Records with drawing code
-------

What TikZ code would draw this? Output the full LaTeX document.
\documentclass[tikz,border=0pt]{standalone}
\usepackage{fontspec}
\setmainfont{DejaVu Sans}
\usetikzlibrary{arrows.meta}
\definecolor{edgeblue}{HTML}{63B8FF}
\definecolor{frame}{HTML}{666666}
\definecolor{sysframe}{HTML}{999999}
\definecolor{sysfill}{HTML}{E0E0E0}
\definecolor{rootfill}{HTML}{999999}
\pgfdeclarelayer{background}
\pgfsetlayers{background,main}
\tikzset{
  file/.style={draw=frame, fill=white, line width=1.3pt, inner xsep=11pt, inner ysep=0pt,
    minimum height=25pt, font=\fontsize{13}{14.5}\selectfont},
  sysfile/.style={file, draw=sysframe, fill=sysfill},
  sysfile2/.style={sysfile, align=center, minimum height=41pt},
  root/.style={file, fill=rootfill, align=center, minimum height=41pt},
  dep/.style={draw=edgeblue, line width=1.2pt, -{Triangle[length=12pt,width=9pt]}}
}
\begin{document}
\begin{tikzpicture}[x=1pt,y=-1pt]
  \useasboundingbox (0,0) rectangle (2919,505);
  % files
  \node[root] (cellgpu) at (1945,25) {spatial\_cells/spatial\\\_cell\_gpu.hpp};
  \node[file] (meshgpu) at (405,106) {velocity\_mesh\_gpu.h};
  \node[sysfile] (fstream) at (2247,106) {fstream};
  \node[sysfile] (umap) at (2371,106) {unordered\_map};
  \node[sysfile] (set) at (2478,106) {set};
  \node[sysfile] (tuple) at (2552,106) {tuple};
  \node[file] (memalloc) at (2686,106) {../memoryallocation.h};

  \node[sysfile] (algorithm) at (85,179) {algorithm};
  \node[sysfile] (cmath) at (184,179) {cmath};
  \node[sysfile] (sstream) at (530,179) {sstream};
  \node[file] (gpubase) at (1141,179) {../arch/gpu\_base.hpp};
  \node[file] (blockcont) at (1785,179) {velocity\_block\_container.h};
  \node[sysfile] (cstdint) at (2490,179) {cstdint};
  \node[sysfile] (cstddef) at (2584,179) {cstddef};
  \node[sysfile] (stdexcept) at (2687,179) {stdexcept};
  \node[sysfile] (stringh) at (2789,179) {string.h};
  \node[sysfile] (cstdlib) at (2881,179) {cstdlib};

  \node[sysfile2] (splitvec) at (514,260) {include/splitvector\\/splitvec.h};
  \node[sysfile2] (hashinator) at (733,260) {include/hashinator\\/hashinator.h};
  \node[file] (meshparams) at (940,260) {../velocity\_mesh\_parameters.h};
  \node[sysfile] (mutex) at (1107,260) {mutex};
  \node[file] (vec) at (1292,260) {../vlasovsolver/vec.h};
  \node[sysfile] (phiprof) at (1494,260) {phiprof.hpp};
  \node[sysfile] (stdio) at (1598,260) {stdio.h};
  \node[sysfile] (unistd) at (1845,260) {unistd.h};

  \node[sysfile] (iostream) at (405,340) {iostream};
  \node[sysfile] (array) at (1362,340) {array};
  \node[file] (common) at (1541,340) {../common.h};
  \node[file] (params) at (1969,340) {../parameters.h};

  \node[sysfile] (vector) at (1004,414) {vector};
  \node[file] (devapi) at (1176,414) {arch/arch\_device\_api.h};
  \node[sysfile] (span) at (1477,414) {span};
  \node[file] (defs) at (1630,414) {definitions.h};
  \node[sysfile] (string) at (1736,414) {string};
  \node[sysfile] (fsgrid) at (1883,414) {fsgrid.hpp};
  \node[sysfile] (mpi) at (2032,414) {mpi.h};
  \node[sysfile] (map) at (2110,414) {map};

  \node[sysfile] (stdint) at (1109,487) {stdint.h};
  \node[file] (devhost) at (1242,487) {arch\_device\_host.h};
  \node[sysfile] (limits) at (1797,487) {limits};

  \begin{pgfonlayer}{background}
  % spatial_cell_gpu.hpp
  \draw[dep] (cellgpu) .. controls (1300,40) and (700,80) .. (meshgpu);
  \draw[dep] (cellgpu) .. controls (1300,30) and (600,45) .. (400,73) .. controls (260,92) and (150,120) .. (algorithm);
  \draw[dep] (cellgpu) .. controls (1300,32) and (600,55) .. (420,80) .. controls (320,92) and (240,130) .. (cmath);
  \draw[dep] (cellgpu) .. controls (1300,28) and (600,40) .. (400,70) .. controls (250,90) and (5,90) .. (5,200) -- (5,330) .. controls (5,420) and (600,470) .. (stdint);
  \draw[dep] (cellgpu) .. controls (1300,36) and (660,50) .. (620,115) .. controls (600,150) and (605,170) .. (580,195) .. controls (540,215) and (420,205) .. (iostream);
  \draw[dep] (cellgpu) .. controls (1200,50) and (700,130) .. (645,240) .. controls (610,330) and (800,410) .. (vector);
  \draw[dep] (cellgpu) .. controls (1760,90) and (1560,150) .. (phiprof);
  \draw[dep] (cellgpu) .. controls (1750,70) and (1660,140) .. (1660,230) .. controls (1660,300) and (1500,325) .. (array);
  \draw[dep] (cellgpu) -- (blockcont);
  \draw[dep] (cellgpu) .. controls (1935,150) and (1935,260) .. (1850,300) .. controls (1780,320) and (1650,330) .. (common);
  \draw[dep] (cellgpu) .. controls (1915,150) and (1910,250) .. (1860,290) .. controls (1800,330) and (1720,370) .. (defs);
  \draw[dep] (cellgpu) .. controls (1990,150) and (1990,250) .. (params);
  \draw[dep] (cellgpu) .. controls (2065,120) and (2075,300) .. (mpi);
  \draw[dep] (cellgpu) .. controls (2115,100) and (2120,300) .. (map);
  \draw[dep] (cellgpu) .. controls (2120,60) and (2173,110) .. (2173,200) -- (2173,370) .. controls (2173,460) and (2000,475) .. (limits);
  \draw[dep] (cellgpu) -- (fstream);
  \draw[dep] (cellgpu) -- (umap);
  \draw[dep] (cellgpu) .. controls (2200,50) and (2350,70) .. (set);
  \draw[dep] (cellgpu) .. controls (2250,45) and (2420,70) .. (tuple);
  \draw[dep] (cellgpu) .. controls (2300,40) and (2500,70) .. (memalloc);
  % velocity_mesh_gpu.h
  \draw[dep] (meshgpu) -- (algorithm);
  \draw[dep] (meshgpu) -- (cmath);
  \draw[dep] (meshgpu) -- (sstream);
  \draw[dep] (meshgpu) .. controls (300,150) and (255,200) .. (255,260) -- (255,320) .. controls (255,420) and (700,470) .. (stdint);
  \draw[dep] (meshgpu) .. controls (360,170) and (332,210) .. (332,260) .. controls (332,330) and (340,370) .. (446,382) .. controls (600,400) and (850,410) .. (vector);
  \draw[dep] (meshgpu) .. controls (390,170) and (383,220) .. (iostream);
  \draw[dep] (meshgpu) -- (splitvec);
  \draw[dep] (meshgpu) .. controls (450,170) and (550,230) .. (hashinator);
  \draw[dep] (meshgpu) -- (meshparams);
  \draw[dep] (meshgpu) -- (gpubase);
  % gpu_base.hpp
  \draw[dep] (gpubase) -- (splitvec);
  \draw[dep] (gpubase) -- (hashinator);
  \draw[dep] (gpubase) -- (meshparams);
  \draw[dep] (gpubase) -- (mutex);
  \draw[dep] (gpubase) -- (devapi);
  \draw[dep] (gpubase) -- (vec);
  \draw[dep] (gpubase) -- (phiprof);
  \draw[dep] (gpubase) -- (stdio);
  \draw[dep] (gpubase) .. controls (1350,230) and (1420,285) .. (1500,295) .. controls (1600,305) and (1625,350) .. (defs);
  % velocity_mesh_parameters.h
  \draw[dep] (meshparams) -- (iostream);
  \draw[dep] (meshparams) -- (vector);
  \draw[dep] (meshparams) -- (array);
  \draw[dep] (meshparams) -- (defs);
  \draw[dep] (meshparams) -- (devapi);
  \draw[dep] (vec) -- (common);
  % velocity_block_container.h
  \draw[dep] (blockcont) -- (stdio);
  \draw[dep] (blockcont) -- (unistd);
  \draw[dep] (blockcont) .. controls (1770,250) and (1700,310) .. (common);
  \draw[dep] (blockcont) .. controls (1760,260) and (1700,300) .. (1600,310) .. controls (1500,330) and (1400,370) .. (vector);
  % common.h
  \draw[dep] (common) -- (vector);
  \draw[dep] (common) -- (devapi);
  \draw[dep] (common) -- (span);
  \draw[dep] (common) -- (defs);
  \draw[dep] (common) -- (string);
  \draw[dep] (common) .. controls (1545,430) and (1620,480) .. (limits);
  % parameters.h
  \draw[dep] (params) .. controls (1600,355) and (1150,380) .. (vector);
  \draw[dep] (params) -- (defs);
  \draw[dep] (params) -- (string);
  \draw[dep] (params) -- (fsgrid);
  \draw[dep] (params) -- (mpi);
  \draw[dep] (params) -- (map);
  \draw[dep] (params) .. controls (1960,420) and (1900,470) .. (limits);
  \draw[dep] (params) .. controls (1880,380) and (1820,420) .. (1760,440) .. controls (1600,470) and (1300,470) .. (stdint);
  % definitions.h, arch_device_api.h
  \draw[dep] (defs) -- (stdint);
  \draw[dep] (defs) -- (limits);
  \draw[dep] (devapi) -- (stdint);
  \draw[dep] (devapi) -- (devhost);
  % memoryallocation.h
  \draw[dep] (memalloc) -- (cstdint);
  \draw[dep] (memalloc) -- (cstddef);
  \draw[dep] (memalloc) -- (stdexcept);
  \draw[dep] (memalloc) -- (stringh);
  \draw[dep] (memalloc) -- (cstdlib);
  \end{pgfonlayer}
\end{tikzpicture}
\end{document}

-------

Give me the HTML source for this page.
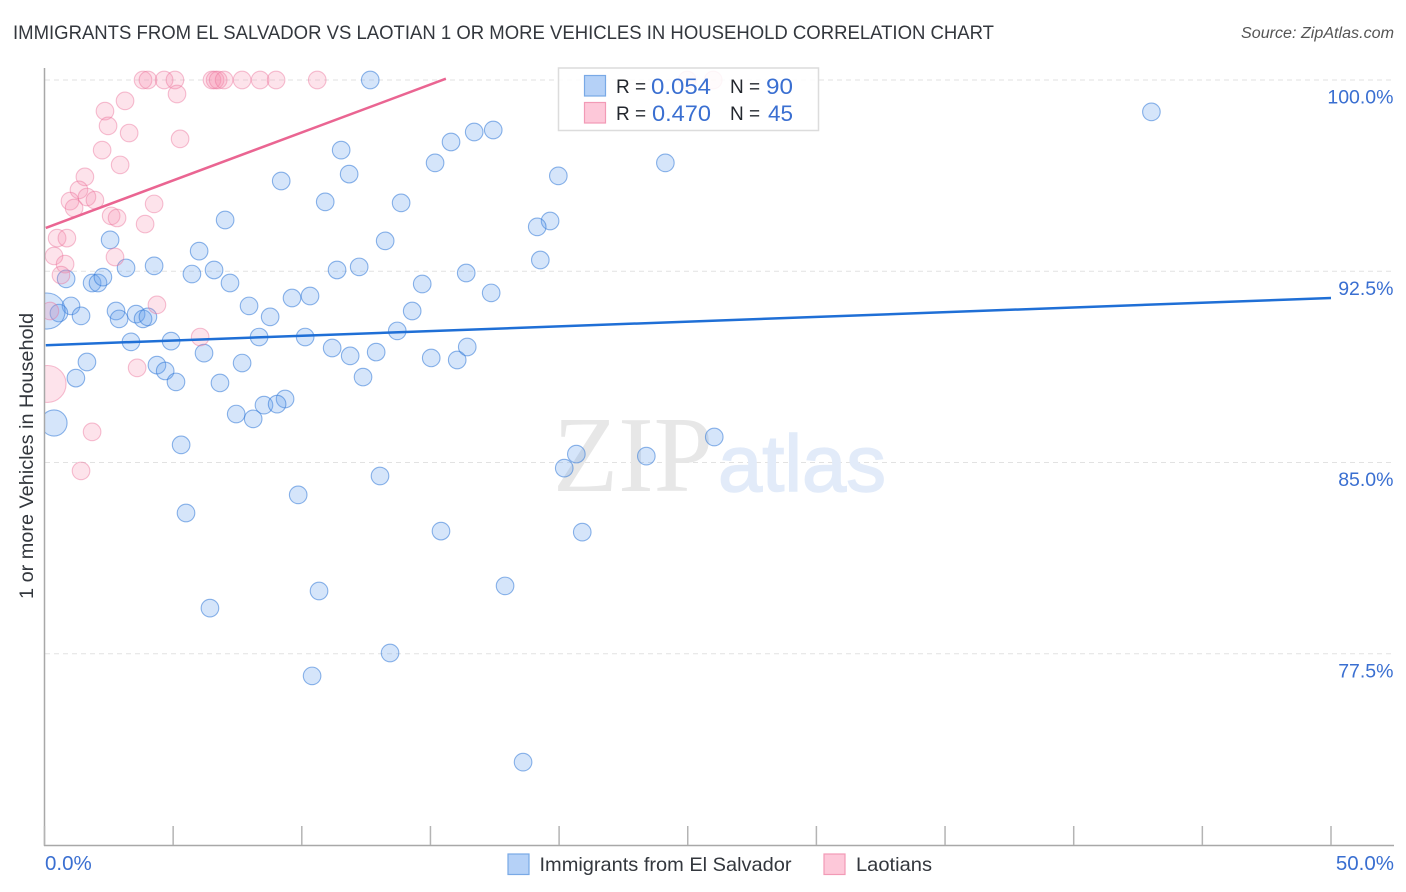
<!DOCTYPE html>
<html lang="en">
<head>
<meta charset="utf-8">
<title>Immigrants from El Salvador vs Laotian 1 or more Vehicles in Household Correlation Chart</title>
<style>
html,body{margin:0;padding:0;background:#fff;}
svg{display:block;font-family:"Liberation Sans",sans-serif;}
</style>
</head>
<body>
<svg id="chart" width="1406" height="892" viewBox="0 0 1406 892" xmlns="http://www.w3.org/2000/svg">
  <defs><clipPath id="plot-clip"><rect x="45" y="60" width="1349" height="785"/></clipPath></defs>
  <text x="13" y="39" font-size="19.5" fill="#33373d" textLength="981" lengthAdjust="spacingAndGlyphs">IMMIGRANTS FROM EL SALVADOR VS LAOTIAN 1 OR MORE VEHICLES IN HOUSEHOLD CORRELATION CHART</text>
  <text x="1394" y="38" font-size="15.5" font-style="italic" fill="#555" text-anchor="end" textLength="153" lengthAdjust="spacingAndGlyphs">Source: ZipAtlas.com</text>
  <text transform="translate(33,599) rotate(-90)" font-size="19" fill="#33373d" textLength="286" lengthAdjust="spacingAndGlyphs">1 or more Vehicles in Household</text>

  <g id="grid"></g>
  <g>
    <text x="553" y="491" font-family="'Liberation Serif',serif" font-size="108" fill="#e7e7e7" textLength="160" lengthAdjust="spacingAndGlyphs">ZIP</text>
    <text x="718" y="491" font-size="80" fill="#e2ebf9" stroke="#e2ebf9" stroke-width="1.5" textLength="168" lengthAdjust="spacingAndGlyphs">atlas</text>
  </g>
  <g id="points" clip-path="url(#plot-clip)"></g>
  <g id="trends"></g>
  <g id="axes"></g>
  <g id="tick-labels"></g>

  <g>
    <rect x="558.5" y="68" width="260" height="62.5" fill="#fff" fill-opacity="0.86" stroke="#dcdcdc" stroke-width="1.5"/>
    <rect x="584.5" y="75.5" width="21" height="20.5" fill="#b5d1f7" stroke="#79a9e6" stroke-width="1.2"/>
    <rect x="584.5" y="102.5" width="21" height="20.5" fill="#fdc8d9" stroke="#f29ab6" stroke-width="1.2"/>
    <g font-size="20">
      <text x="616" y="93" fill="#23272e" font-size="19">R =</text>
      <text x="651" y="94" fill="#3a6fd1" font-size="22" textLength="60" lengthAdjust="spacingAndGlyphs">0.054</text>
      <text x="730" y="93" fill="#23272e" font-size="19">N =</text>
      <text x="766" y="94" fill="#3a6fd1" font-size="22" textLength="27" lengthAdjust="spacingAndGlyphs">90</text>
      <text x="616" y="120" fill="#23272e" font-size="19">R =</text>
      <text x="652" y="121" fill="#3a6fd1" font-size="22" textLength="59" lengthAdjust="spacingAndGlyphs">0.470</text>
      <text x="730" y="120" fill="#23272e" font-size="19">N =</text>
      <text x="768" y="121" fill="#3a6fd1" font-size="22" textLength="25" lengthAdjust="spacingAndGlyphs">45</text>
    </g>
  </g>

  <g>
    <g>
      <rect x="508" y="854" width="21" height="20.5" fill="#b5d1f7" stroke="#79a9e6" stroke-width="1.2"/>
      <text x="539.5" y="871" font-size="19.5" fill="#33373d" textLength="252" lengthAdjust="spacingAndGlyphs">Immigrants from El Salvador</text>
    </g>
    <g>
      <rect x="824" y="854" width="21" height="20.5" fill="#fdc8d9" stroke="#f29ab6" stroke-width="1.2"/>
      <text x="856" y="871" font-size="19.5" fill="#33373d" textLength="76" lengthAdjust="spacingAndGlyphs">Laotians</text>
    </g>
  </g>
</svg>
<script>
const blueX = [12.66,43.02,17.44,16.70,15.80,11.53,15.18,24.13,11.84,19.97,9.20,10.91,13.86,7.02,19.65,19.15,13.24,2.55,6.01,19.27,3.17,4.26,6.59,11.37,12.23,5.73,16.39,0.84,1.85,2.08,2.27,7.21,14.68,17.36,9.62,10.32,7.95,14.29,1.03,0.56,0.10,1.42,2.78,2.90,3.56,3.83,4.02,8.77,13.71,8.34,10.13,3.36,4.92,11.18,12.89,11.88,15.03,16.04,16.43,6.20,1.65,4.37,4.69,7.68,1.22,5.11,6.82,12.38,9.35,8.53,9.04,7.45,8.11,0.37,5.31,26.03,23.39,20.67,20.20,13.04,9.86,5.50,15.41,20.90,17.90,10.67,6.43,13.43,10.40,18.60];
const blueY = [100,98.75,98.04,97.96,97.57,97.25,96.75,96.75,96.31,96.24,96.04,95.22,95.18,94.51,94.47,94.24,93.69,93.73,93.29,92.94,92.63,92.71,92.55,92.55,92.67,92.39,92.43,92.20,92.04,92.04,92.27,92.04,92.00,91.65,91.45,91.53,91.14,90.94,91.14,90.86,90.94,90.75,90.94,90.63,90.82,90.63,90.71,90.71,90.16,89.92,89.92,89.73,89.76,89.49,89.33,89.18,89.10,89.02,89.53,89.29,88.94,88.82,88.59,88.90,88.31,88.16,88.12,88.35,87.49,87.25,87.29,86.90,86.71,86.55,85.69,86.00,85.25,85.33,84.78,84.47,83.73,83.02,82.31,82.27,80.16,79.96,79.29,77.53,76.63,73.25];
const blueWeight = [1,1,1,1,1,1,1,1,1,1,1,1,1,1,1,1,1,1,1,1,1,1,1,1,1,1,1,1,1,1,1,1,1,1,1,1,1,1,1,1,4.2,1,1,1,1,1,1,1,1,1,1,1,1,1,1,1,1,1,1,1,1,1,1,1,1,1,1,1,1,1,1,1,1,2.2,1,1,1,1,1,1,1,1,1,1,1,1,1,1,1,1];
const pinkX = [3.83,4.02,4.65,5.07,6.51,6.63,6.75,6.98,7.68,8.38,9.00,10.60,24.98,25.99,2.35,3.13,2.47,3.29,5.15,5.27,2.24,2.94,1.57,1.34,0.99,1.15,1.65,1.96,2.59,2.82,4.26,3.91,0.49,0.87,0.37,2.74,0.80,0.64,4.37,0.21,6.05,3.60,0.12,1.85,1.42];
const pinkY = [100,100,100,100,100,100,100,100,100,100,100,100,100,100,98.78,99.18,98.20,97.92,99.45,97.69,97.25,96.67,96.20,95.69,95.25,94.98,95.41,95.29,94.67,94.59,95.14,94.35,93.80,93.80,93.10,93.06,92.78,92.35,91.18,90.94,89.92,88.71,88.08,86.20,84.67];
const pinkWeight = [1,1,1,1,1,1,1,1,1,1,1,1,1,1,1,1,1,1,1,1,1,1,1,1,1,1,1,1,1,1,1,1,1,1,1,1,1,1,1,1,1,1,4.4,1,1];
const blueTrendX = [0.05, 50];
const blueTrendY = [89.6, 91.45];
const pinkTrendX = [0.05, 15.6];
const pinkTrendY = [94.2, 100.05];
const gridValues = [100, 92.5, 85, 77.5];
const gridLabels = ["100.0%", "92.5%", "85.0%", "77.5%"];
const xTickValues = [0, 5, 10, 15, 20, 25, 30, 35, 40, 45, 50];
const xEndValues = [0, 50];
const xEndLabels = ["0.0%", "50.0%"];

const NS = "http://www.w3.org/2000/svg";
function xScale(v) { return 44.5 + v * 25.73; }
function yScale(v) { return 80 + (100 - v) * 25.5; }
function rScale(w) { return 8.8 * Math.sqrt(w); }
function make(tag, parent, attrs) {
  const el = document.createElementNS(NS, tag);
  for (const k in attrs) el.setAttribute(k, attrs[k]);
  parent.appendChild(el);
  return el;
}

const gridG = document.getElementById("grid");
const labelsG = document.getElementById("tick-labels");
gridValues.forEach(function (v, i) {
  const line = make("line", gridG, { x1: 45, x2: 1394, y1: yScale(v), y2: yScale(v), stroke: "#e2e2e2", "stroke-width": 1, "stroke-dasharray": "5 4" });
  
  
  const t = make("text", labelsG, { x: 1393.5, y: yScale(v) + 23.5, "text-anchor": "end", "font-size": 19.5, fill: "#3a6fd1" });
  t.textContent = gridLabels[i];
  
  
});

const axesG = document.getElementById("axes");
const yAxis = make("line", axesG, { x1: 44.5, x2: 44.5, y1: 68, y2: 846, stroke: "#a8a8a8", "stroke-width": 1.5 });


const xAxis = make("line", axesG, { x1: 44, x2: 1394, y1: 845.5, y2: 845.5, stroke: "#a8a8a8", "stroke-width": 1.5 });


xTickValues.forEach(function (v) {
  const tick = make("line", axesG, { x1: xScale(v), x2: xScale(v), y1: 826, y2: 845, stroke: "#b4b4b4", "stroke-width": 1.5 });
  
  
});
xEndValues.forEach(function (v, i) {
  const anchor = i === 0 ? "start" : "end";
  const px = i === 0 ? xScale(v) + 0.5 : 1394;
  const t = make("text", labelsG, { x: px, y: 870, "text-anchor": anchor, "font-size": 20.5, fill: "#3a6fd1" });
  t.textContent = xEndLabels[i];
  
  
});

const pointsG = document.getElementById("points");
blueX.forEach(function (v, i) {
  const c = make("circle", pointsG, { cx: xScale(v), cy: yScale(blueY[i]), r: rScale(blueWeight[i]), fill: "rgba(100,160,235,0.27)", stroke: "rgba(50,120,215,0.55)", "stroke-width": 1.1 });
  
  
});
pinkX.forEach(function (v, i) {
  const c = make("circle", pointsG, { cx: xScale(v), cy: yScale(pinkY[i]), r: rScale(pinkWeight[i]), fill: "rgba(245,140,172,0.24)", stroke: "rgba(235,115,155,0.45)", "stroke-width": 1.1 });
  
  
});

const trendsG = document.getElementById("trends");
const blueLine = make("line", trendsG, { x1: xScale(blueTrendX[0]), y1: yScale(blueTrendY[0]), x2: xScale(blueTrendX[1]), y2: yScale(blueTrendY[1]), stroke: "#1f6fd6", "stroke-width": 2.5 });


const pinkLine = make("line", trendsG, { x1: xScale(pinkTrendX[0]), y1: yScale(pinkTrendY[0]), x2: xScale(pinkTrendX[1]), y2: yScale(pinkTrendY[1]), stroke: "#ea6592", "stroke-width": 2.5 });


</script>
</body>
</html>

-------

--- STATED TASK ---
Your task is to transcribe only the lines from the line containing "What TikZ code" through the line containing "(memalloc) at (2686,106)", word for word.

--- SOLUTION FOR THIS TASK ---
What TikZ code would draw this? Output the full LaTeX document.
\documentclass[tikz,border=0pt]{standalone}
\usepackage{fontspec}
\setmainfont{DejaVu Sans}
\usetikzlibrary{arrows.meta}
\definecolor{edgeblue}{HTML}{63B8FF}
\definecolor{frame}{HTML}{666666}
\definecolor{sysframe}{HTML}{999999}
\definecolor{sysfill}{HTML}{E0E0E0}
\definecolor{rootfill}{HTML}{999999}
\pgfdeclarelayer{background}
\pgfsetlayers{background,main}
\tikzset{
  file/.style={draw=frame, fill=white, line width=1.3pt, inner xsep=11pt, inner ysep=0pt,
    minimum height=25pt, font=\fontsize{13}{14.5}\selectfont},
  sysfile/.style={file, draw=sysframe, fill=sysfill},
  sysfile2/.style={sysfile, align=center, minimum height=41pt},
  root/.style={file, fill=rootfill, align=center, minimum height=41pt},
  dep/.style={draw=edgeblue, line width=1.2pt, -{Triangle[length=12pt,width=9pt]}}
}
\begin{document}
\begin{tikzpicture}[x=1pt,y=-1pt]
  \useasboundingbox (0,0) rectangle (2919,505);
  % files
  \node[root] (cellgpu) at (1945,25) {spatial\_cells/spatial\\\_cell\_gpu.hpp};
  \node[file] (meshgpu) at (405,106) {velocity\_mesh\_gpu.h};
  \node[sysfile] (fstream) at (2247,106) {fstream};
  \node[sysfile] (umap) at (2371,106) {unordered\_map};
  \node[sysfile] (set) at (2478,106) {set};
  \node[sysfile] (tuple) at (2552,106) {tuple};
  \node[file] (memalloc) at (2686,106) {../memoryallocation.h};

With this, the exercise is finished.